To accommodate this activity, growth cones are believed to pool mRNAs that code for receptors and intracellular signaling proteins involved in cytoskeleton remodeling. In Xenopus retinotectal projection systems, the expression of these proteins has been shown to be influenced by guidance cues and the subsequent activation of local translation machinery. The attractive cue Netrin-1, stimulates mRNA transport and influence synthesis of β-Actin in filopodia of growth cones, to restructure and steer RGC growth cones in the direction of Netrin secretion. While the repulsive cue, Slit, is suggested to stimulate the translation of Cofilin (an actin depolymerizing factor) in growth cones, leading to axon repulsion. In addition, severed commissural axons in chicks, display the capability of translating and expressing Eph-A2 receptor during midline crossing. As a result, studies suggest that local protein expression is a convenient mechanism to explain the rapid, dynamic, and autonomous nature of growth cone advancement in response to guidance molecules.

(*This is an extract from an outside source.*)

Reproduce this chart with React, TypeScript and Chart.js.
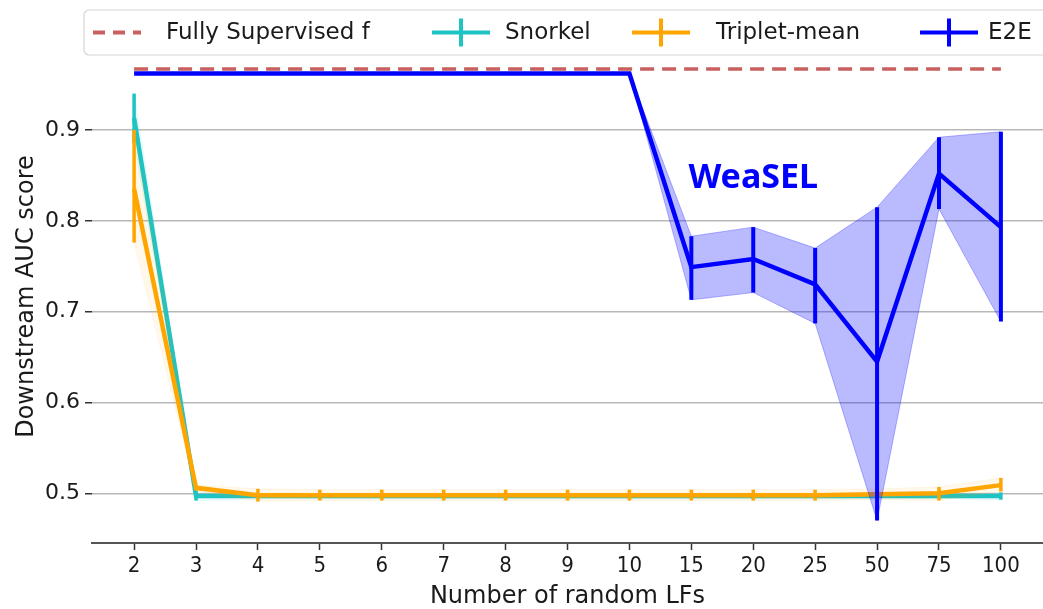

====The axon growth hypothesis and the consensus connectome dynamics====

Contemporary diffusion-weighted MRI techniques may also uncover the macroscopical process of axonal development. The connectome, or the braingraph, can be constructed from diffusion MRI data: the vertices of the graph correspond to anatomically labelled brain areas, and two such vertices, say u and v, are connected by an edge if the tractography phase of the data processing finds an axonal fiber that connects the two areas, corresponding to u and v. Numerous braingraphs, computed from the Human Connectome Project can be downloaded from the http://braingraph.org site. The Consensus Connectome Dynamics (CCD) is a remarkable phenomenon that was discovered by continuously decreasing the minimum confidence-parameter at the graphical interface of the Budapest Reference Connectome Server. The Budapest Reference Connectome Server depicts the cerebral connections of n=418 subjects with a frequency-parameter k: For any k=1,2,...,n one can view the graph of the edges that are present in at least k connectomes. If parameter k is decreased one-by-one from k=n through k=1 then more and more edges appear in the graph, since the inclusion condition is relaxed. The surprising observation is that the appearance of the edges is far from random: it resembles a growing, complex structure, like a tree or a shrub (visualized on .

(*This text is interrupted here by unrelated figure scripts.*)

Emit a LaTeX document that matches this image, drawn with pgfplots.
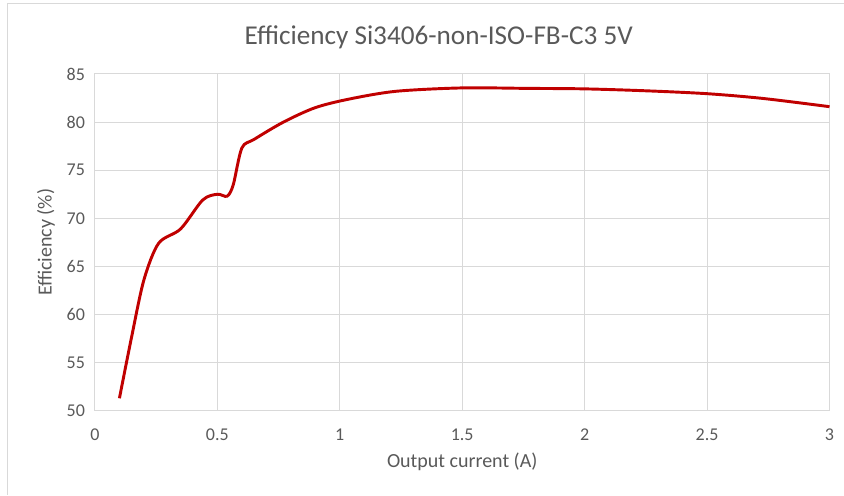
\documentclass[border=0pt]{standalone}
\usepackage{pgfplots}
\pgfplotsset{compat=1.18}
\usepackage{fontspec}
\setmainfont{Carlito}
\definecolor{txt}{HTML}{595959}
\definecolor{grd}{HTML}{D9D9D9}
\definecolor{ln}{HTML}{C00000}
\begin{document}
\begin{tikzpicture}
\path (0,0) rectangle (633pt,371.25pt);
\draw[grd, line width=0.75pt] (6pt,0pt) -- (6pt,368.25pt) -- (633pt,368.25pt);
\node[txt, font=\fontsize{20.4}{22}\selectfont] at (329.25pt,343.5pt) {Efficiency Si3406-non-ISO-FB-C3 5V};
\begin{axis}[
  at={(71.25pt,63pt)}, anchor=south west,
  width=551.25pt, height=252.75pt, scale only axis,
  xmin=0, xmax=3, ymin=50, ymax=85,
  xtick={0,0.5,...,3}, ytick={50,55,...,85},
  xticklabels={0,0.5,1,1.5,2,2.5,3},
  grid=major,
  major grid style={grd, line width=0.75pt},
  axis line style={grd, line width=0.75pt},
  tick style={draw=none},
  /pgf/number format/assume math mode=true,
  ticklabel style={txt, font=\fontsize{13.5}{15}\selectfont},
  xticklabel style={yshift=-10pt},
  yticklabel style={xshift=-4pt},
  xlabel={Output current (A)}, ylabel={Efficiency (\%)},
  label style={txt, font=\fontsize{15}{17}\selectfont},
  xlabel style={yshift=-2pt},
  ylabel style={yshift=2pt},
]
\addplot[ln, line width=2.2pt, smooth, tension=0.5] coordinates {
(0.10,51.3) (0.15,57.7) (0.20,63.6) (0.26,67.4) (0.35,68.9) (0.44,71.9)
(0.50,72.5) (0.54,72.3) (0.565,73.5) (0.60,77.3) (0.65,78.2) (0.77,80.0)
(0.90,81.5) (1.04,82.4) (1.23,83.2) (1.50,83.55) (1.77,83.5) (2.00,83.45)
(2.25,83.25) (2.50,82.95) (2.73,82.45) (3.00,81.6)
};
\end{axis}
\end{tikzpicture}
\end{document}
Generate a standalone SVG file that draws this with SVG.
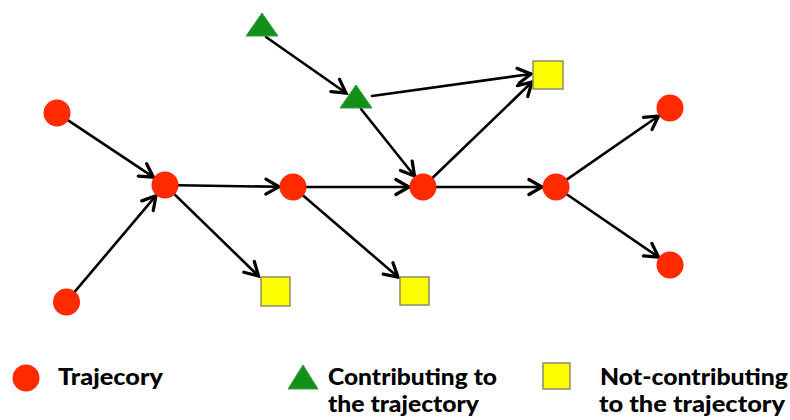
<svg xmlns="http://www.w3.org/2000/svg" width="790" height="420" viewBox="0 0 790 420">
  <style>
    .traj { fill: #ff2a00; }
    .contrib { fill: #12901a; stroke: #3a9a40; stroke-width: 1; stroke-linejoin: round; }
    .noncontrib { fill: #ffff00; stroke: #8c8c6a; stroke-width: 1.5; }
    .edge { stroke: #000; stroke-width: 2.6; fill: none; stroke-linecap: round; marker-end: url(#arrow); }
    .label { font-family: Lato, "Open Sans", "Liberation Sans", sans-serif; font-weight: 900; font-size: 22px; fill: #000; }
  </style>
  <defs>
    <marker id="arrow" markerUnits="userSpaceOnUse" markerWidth="20" markerHeight="20" refX="0" refY="0" viewBox="-12 -8 14 16" orient="auto" overflow="visible">
      <path d="M -10.5 -6 L 0 0 L -10.5 6" fill="none" stroke="#000" stroke-width="2.6" stroke-linecap="round" stroke-linejoin="miter"/>
    </marker>
  </defs>

  <rect width="790" height="420" fill="#fff"/>

  <!-- connectors -->
  <g id="connectors">
    <line class="edge" x1="67.8" y1="120.2" x2="153.4" y2="177.2"/>
    <line class="edge" x1="74.4" y1="292.1" x2="156" y2="195.7"/>
    <line class="edge" x1="178" y1="185.2" x2="279" y2="186.8"/>
    <line class="edge" x1="174.3" y1="194.1" x2="258.5" y2="276"/>
    <line class="edge" x1="306" y1="187" x2="409" y2="187"/>
    <line class="edge" x1="302.5" y1="195" x2="398" y2="277"/>
    <line class="edge" x1="266" y1="37" x2="346" y2="93"/>
    <line class="edge" x1="372" y1="96" x2="531" y2="74"/>
    <line class="edge" x1="361" y1="109" x2="414.5" y2="176"/>
    <line class="edge" x1="432.4" y1="178" x2="532" y2="82"/>
    <line class="edge" x1="436" y1="187" x2="542" y2="187"/>
    <line class="edge" x1="566.7" y1="179.6" x2="658.5" y2="116"/>
    <line class="edge" x1="566.7" y1="194.3" x2="658.5" y2="257.1"/>
  </g>

  <!-- trajectory nodes -->
  <g id="nodeA"><circle class="traj" cx="57" cy="113" r="13.5"/></g>
  <g id="nodeB"><circle class="traj" cx="66.5" cy="302" r="13.5"/></g>
  <g id="nodeC"><circle class="traj" cx="165" cy="185" r="13.5"/></g>
  <g id="nodeD"><circle class="traj" cx="293" cy="187" r="13.5"/></g>
  <g id="nodeE"><circle class="traj" cx="423" cy="187" r="13.5"/></g>
  <g id="nodeF"><circle class="traj" cx="556" cy="187" r="13.5"/></g>
  <g id="nodeG"><circle class="traj" cx="670" cy="108" r="13.5"/></g>
  <g id="nodeH"><circle class="traj" cx="670" cy="265" r="13.5"/></g>

  <!-- contributing nodes -->
  <g id="nodeT1"><polygon class="contrib" points="262,13 278,36 246,36"/></g>
  <g id="nodeT2"><polygon class="contrib" points="356,85 372,108 340,108"/></g>

  <!-- non-contributing nodes -->
  <g id="nodeS1"><rect class="noncontrib" x="533" y="61" width="30" height="28"/></g>
  <g id="nodeS2"><rect class="noncontrib" x="261" y="277" width="29" height="29"/></g>
  <g id="nodeS3"><rect class="noncontrib" x="400" y="277" width="29" height="28"/></g>

  <!-- legend -->
  <g id="legend-trajectory">
    <circle class="traj" cx="26" cy="378" r="13.5"/>
    <text class="label" x="58" y="385" textLength="105" lengthAdjust="spacingAndGlyphs">Trajecory</text>
  </g>
  <g id="legend-contributing">
    <polygon class="contrib" points="303,365 318,389 288,389"/>
    <text class="label" x="328" y="385" textLength="169" lengthAdjust="spacingAndGlyphs">Contributing to</text>
    <text class="label" x="328" y="412" textLength="151" lengthAdjust="spacingAndGlyphs">the trajectory</text>
  </g>
  <g id="legend-noncontributing">
    <rect class="noncontrib" x="543" y="363" width="27" height="26"/>
    <text class="label" x="600" y="385" textLength="188" lengthAdjust="spacingAndGlyphs">Not-contributing</text>
    <text class="label" x="599" y="412" textLength="186" lengthAdjust="spacingAndGlyphs">to the trajectory</text>
  </g>
</svg>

It is hypothesized in that the growing structure copies the axonal development of the human brain: the earliest developing connections (axonal fibers) are common in most of the subjects, and the subsequently developing connections have larger and larger variance, because their variances are accumulated in the process of axonal development.

== Genetic association ==
Axon guidance is genetically associated with other characteristics or features. For example, enrichment analyses of different signaling pathways led to the discovery of a genetic association with intracranial volume.